Linear Regression Requirements

Before we can accept the results found in this study, there are a set of requirements the data has to meet that tell us whether or not the linear regression is appropriate for the data.

The Residuals versus Fitted Values plot assesses Linear Relation and Constant Variance.
The Q-Q Residuals plot assesses Normal Errors.
The Residuals versus Order plot checks for Independent Errors.
par(mfrow=c(1,3))

plot(gradelm, which=1)

qqPlot(gradelm, id=FALSE, main= "Q-Q plot", col="darkblue", col.lines = "dodgerblue", pch = 16)

plot(gradelm$residuals, main="Residuals vs Order")

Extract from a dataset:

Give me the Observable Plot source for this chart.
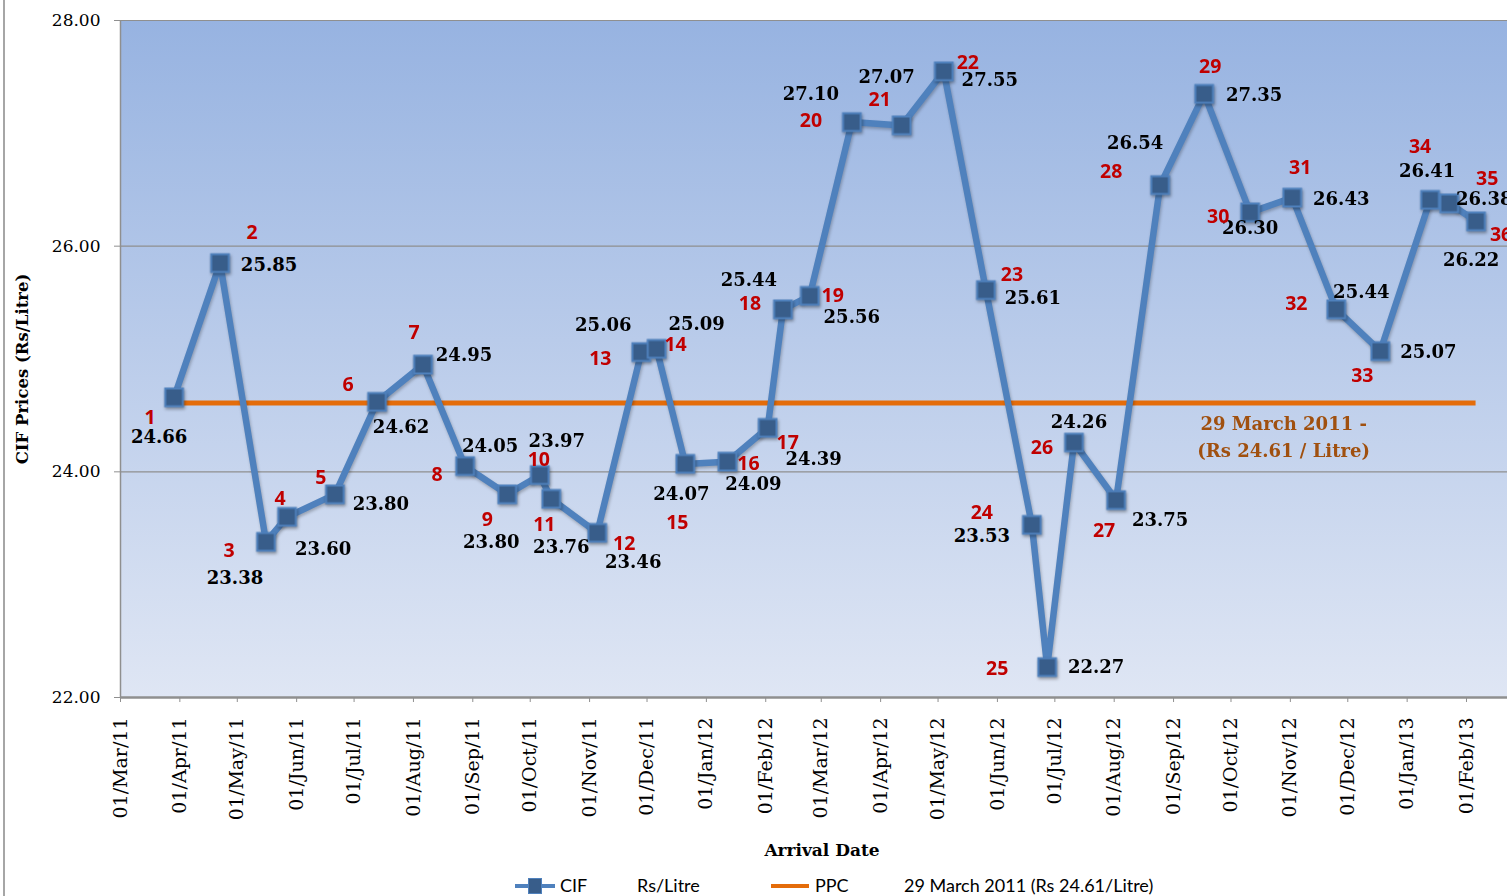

Overall, our data meets most of the requirements. Starting from the left, while the first plot shows data clustered to one side, it still passes because the dots are scattered randomly. The second plot, however, shows dots outside the bounds of normality (the light blue region) and therefore fails this requirement, as the bend indicates left-skewed data. This skewness is not unexpected, since MATH 100B is structured to help students achieve higher scores. As for the third plot, the random scattering of dots with no clear pattern indicates that the third requirement is met.

Although one requirement is not fulfilled, we should not discard our results entirely. Rather, we should interpret these results with appropriate caution.